## STORED DATA
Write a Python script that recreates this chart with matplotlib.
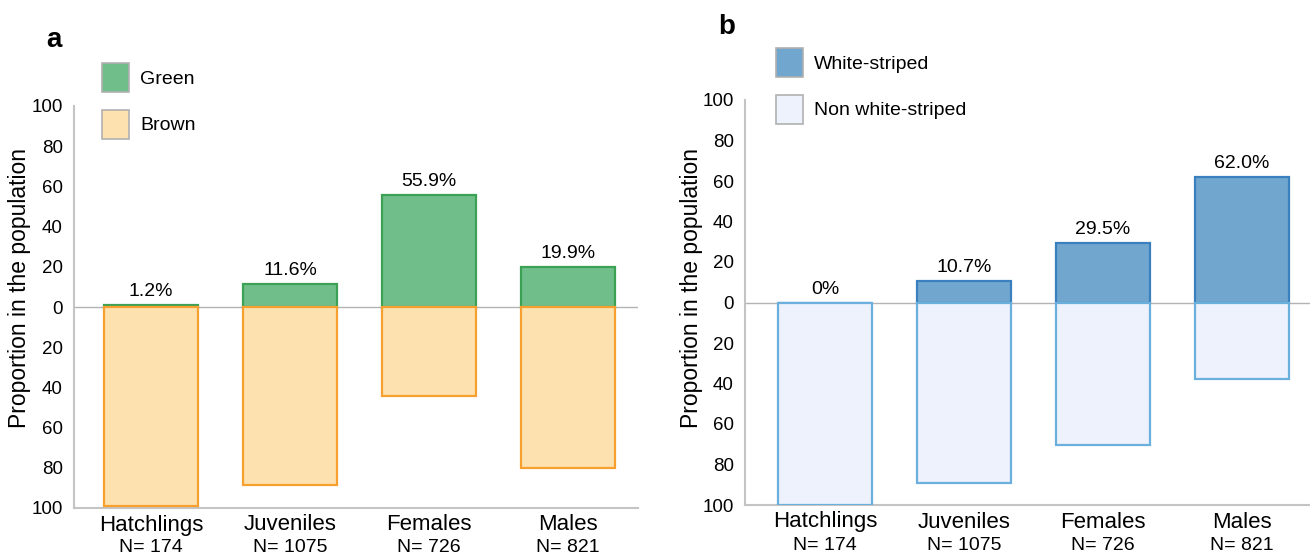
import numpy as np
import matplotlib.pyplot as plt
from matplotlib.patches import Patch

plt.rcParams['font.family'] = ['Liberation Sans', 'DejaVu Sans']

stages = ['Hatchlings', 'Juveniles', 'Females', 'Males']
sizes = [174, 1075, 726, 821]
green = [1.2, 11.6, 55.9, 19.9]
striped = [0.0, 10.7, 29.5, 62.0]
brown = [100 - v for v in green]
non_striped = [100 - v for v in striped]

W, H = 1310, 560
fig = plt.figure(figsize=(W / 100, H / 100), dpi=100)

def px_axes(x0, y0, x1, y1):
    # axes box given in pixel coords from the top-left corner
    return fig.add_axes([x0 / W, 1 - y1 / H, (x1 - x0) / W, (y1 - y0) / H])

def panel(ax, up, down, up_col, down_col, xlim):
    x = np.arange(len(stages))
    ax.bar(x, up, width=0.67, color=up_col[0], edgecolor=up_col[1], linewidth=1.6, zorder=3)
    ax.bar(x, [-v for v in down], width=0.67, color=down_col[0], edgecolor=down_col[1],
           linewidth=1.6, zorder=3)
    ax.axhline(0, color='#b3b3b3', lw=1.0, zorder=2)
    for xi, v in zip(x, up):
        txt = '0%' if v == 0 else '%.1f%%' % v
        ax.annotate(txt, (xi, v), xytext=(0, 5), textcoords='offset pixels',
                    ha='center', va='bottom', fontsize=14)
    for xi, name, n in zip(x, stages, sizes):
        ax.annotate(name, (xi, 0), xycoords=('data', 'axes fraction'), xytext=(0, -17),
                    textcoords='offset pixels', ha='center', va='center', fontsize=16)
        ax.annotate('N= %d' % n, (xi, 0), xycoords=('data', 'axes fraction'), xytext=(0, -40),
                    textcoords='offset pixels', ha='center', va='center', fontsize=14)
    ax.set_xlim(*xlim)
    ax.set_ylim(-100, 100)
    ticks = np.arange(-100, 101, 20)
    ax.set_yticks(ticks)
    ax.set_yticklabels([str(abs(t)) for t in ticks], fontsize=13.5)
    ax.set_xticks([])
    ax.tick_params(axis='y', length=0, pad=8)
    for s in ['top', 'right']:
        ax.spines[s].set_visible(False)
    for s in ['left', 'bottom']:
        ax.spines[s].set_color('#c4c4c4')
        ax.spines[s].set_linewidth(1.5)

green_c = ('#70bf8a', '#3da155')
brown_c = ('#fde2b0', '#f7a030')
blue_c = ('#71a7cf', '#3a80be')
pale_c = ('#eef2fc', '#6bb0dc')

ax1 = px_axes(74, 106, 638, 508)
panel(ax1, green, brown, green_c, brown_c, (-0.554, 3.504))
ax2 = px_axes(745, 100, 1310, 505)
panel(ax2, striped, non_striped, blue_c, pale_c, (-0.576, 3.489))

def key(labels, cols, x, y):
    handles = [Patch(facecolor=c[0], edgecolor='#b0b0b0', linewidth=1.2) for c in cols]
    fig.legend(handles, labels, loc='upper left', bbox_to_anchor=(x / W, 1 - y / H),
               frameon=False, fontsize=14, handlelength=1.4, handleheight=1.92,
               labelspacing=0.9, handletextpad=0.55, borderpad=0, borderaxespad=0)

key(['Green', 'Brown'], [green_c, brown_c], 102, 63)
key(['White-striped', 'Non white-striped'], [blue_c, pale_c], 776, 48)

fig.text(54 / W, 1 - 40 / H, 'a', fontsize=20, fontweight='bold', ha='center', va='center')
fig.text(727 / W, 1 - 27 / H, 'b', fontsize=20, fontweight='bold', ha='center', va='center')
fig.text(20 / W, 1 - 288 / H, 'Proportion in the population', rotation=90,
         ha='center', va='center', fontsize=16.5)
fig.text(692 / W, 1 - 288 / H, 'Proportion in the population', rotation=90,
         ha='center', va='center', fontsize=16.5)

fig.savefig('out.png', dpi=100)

## TASK INSTRUCTIONS
Repeat all the data as it stands, dropping any images it holds.

## TASK OUTPUT
Write a Python script that recreates this chart with matplotlib.
import numpy as np
import matplotlib.pyplot as plt
from matplotlib.patches import Patch

plt.rcParams['font.family'] = ['Liberation Sans', 'DejaVu Sans']

stages = ['Hatchlings', 'Juveniles', 'Females', 'Males']
sizes = [174, 1075, 726, 821]
green = [1.2, 11.6, 55.9, 19.9]
striped = [0.0, 10.7, 29.5, 62.0]
brown = [100 - v for v in green]
non_striped = [100 - v for v in striped]

W, H = 1310, 560
fig = plt.figure(figsize=(W / 100, H / 100), dpi=100)

def px_axes(x0, y0, x1, y1):
    # axes box given in pixel coords from the top-left corner
    return fig.add_axes([x0 / W, 1 - y1 / H, (x1 - x0) / W, (y1 - y0) / H])

def panel(ax, up, down, up_col, down_col, xlim):
    x = np.arange(len(stages))
    ax.bar(x, up, width=0.67, color=up_col[0], edgecolor=up_col[1], linewidth=1.6, zorder=3)
    ax.bar(x, [-v for v in down], width=0.67, color=down_col[0], edgecolor=down_col[1],
           linewidth=1.6, zorder=3)
    ax.axhline(0, color='#b3b3b3', lw=1.0, zorder=2)
    for xi, v in zip(x, up):
        txt = '0%' if v == 0 else '%.1f%%' % v
        ax.annotate(txt, (xi, v), xytext=(0, 5), textcoords='offset pixels',
                    ha='center', va='bottom', fontsize=14)
    for xi, name, n in zip(x, stages, sizes):
        ax.annotate(name, (xi, 0), xycoords=('data', 'axes fraction'), xytext=(0, -17),
                    textcoords='offset pixels', ha='center', va='center', fontsize=16)
        ax.annotate('N= %d' % n, (xi, 0), xycoords=('data', 'axes fraction'), xytext=(0, -40),
                    textcoords='offset pixels', ha='center', va='center', fontsize=14)
    ax.set_xlim(*xlim)
    ax.set_ylim(-100, 100)
    ticks = np.arange(-100, 101, 20)
    ax.set_yticks(ticks)
    ax.set_yticklabels([str(abs(t)) for t in ticks], fontsize=13.5)
    ax.set_xticks([])
    ax.tick_params(axis='y', length=0, pad=8)
    for s in ['top', 'right']:
        ax.spines[s].set_visible(False)
    for s in ['left', 'bottom']:
        ax.spines[s].set_color('#c4c4c4')
        ax.spines[s].set_linewidth(1.5)

green_c = ('#70bf8a', '#3da155')
brown_c = ('#fde2b0', '#f7a030')
blue_c = ('#71a7cf', '#3a80be')
pale_c = ('#eef2fc', '#6bb0dc')

ax1 = px_axes(74, 106, 638, 508)
panel(ax1, green, brown, green_c, brown_c, (-0.554, 3.504))
ax2 = px_axes(745, 100, 1310, 505)
panel(ax2, striped, non_striped, blue_c, pale_c, (-0.576, 3.489))

def key(labels, cols, x, y):
    handles = [Patch(facecolor=c[0], edgecolor='#b0b0b0', linewidth=1.2) for c in cols]
    fig.legend(handles, labels, loc='upper left', bbox_to_anchor=(x / W, 1 - y / H),
               frameon=False, fontsize=14, handlelength=1.4, handleheight=1.92,
               labelspacing=0.9, handletextpad=0.55, borderpad=0, borderaxespad=0)

key(['Green', 'Brown'], [green_c, brown_c], 102, 63)
key(['White-striped', 'Non white-striped'], [blue_c, pale_c], 776, 48)

fig.text(54 / W, 1 - 40 / H, 'a', fontsize=20, fontweight='bold', ha='center', va='center')
fig.text(727 / W, 1 - 27 / H, 'b', fontsize=20, fontweight='bold', ha='center', va='center')
fig.text(20 / W, 1 - 288 / H, 'Proportion in the population', rotation=90,
         ha='center', va='center', fontsize=16.5)
fig.text(692 / W, 1 - 288 / H, 'Proportion in the population', rotation=90,
         ha='center', va='center', fontsize=16.5)

fig.savefig('out.png', dpi=100)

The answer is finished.